John Doench is the director of research and development in the Genetic Perturbation Platform of the Broad Institute of MIT and Harvard, where he is also an institute scientist. In that capacity, he provides expert guidance on the design, execution, and analysis of genetic screens. He has contributed to numerous publications in fields such as infectious disease, cancer biology, and immunology, highlighting both his commitment to team-based science and ability to mentor and guide scientists from diverse backgrounds on the critical principles of genetic screens.
Additionally, Doench leads a group focused on the development of functional genomic techniques, first with RNAi and more recently with CRISPR technology. Here, his team demonstrated the potential of genetic screens with CRISPR and has since developed leading bioinformatics tools and screening libraries to enable community-wide usage of this powerful technology. Importantly, their efforts emphasize not only staying on the cutting edge of the newest approaches, but also focusing on making technologies widely available and useful, which is critical for enabling collaboration with a broader community of researchers working in diverse and challenging model systems.

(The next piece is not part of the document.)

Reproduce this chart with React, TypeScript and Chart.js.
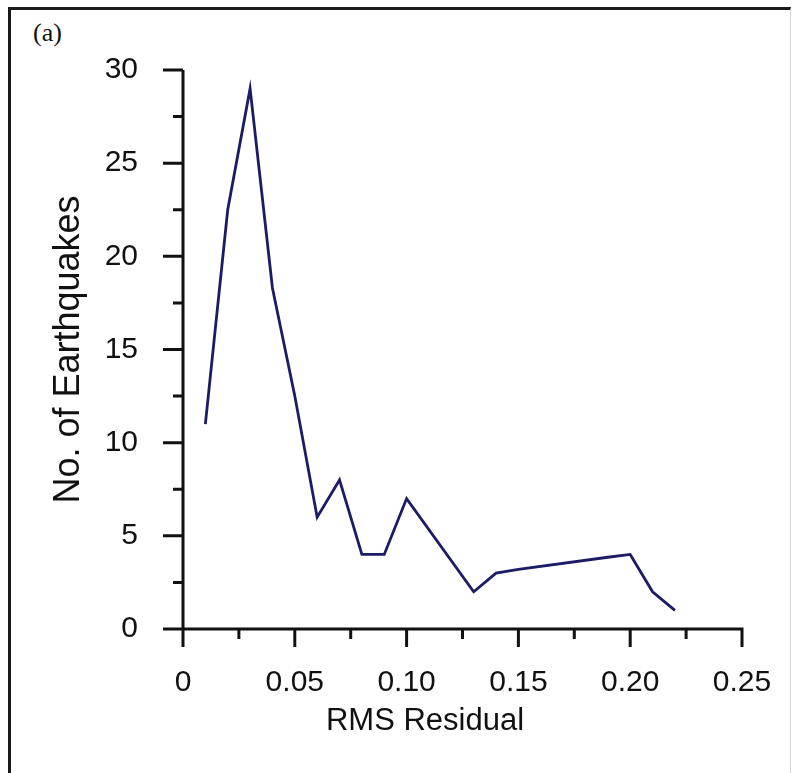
import React, { useEffect, useRef } from "react";
import { Chart, registerables } from "chart.js";

Chart.register(...registerables);

// RMS residual bins and the number of earthquakes in each
const rmsResidual = [0.01, 0.02, 0.03, 0.04, 0.05, 0.06, 0.07, 0.08, 0.09, 0.1, 0.13, 0.14, 0.15, 0.19, 0.2, 0.21, 0.22];
const earthquakeCounts = [11, 22.5, 29, 18.3, 12.5, 6, 8, 4, 4, 7, 2, 3, 3.2, 3.85, 4, 2, 1];

// Axis tick positions (labelled majors, unlabelled minors)
const xMajorTicks = [0, 0.05, 0.1, 0.15, 0.2, 0.25];
const xMinorTicks = [0.025, 0.075, 0.125, 0.175, 0.225];
const yMajorTicks = [0, 5, 10, 15, 20, 25, 30];
const yMinorTicks = [2.5, 7.5, 12.5, 17.5, 22.5, 27.5];

const X_TITLE = "RMS Residual";
const Y_TITLE = "No. of Earthquakes";

const FONT = '"Liberation Sans", Arial, Helvetica, sans-serif';
const INK = "#111111";

// Draws the axis lines with outward-pointing major and minor tick marks,
// plus the x-axis title set slightly left of the axis centre
const axisFramePlugin = {
  id: "axisFrame",
  afterDatasetsDraw(chart: any) {
    const { ctx, scales } = chart;
    const x = scales.x;
    const y = scales.y;
    const x0 = x.getPixelForValue(xMajorTicks[0]);
    const y0 = y.getPixelForValue(yMajorTicks[0]);
    const xEnd = x.getPixelForValue(xMajorTicks[xMajorTicks.length - 1]);
    const yTop = y.getPixelForValue(yMajorTicks[yMajorTicks.length - 1]);
    ctx.save();
    ctx.strokeStyle = INK;
    ctx.lineWidth = 3;
    ctx.lineCap = "butt";
    ctx.beginPath();
    ctx.moveTo(x0, yTop);
    ctx.lineTo(x0, y0 + 1.5);
    ctx.moveTo(x0 - 1.5, y0);
    ctx.lineTo(xEnd + 1.5, y0);
    for (const v of yMajorTicks) {
      const py = y.getPixelForValue(v);
      ctx.moveTo(x0 - 20, py);
      ctx.lineTo(x0, py);
    }
    for (const v of yMinorTicks) {
      const py = y.getPixelForValue(v);
      ctx.moveTo(x0 - 10, py);
      ctx.lineTo(x0, py);
    }
    for (const v of xMajorTicks) {
      const px = x.getPixelForValue(v);
      ctx.moveTo(px, y0);
      ctx.lineTo(px, y0 + 18);
    }
    for (const v of xMinorTicks) {
      const px = x.getPixelForValue(v);
      ctx.moveTo(px, y0);
      ctx.lineTo(px, y0 + 10);
    }
    ctx.stroke();

    ctx.fillStyle = INK;
    ctx.font = `31px ${FONT}`;
    ctx.textAlign = "center";
    ctx.textBaseline = "middle";
    ctx.fillText(X_TITLE, x0 + 242, y0 + 92);
    ctx.restore();
  },
};

function RmsHistogram() {
  const canvasRef = useRef<HTMLCanvasElement | null>(null);

  useEffect(() => {
    const canvas = canvasRef.current;
    if (!canvas) return;
    const chart = new Chart(canvas, {
      type: "line",
      data: {
        datasets: [
          {
            data: rmsResidual.map((r, i) => ({ x: r, y: earthquakeCounts[i] })),
            borderColor: "#1d1b66",
            borderWidth: 2.8,
            pointRadius: 0,
            tension: 0,
            fill: false,
            clip: false as any,
          },
        ],
      },
      options: {
        animation: false,
        responsive: false,
        maintainAspectRatio: false,
        layout: { padding: { top: 70, right: 51, left: 0, bottom: 0 } },
        plugins: {
          legend: { display: false },
          tooltip: { enabled: false },
        },
        scales: {
          x: {
            type: "linear",
            min: 0,
            max: 0.25,
            grid: { display: false, drawTicks: false },
            border: { display: false },
            ticks: {
              stepSize: 0.05,
              padding: 36,
              color: INK,
              maxRotation: 0,
              autoSkip: false,
              font: { family: FONT, size: 30 },
              callback: (v: any) => (Number(v) === 0 ? "0" : Number(v).toFixed(2)),
            },
            afterFit: (s: any) => {
              s.height = 144;
              s.paddingLeft = 0;
              s.paddingRight = 0;
            },
          },
          y: {
            type: "linear",
            min: 0,
            max: 30,
            grid: { display: false, drawTicks: false },
            border: { display: false },
            ticks: {
              stepSize: 5,
              padding: 45,
              color: INK,
              font: { family: FONT, size: 30 },
            },
            title: {
              display: true,
              text: Y_TITLE,
              color: INK,
              font: { family: FONT, size: 36 },
              padding: { top: 47, bottom: 0 },
            },
            afterFit: (s: any) => {
              s.width = 183;
              s.paddingTop = 0;
              s.paddingBottom = 0;
            },
          },
        },
      },
      plugins: [axisFramePlugin],
    });
    return () => chart.destroy();
  }, []);

  return (
    <div style={{ position: "relative", width: 793, height: 773, background: "#ffffff", overflow: "hidden" }}>
      <div
        style={{
          position: "absolute",
          left: 8,
          top: 7,
          width: 779,
          height: 780,
          borderLeft: "3px solid #1a1a1a",
          borderTop: "3px solid #1a1a1a",
          borderRight: "1px solid #d8d8d8",
          pointerEvents: "none",
        }}
      />
      <div
        style={{
          position: "absolute",
          left: 33,
          top: 19,
          fontFamily: '"Liberation Serif", "Times New Roman", serif',
          fontSize: 26,
          color: INK,
          lineHeight: "28px",
        }}
      >
        (a)
      </div>
      <canvas ref={canvasRef} width={793} height={773} style={{ position: "absolute", left: 0, top: 0, display: "block" }} />
    </div>
  );
}

export default function App() {
  return (
    <>
      <style>{"html,body{margin:0;padding:0;background:#fff;}"}</style>
      <RmsHistogram />
    </>
  );
}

Doench received the Broad Institute Excellence Award in Collaboration in 2013 and was named as the Merkin Institute Fellow in the same year. In 2018 he received the Broad Institute Award. He proudly serves on the advisory board for Addgene, a non-profit plasmid repository, and has been active in the Society for Laboratory Automation and Screening (SLAS), serving as co-chair for their annual meeting in 2019. Doench also serves as vice-chair of professional scientists at the Broad.
Prior to joining the Broad in 2009, Doench did his postdoctoral work at Harvard Medical School, received his Ph.D. from the biology department at MIT, working in Phil Sharp’s lab, and majored in history at Hamilton College.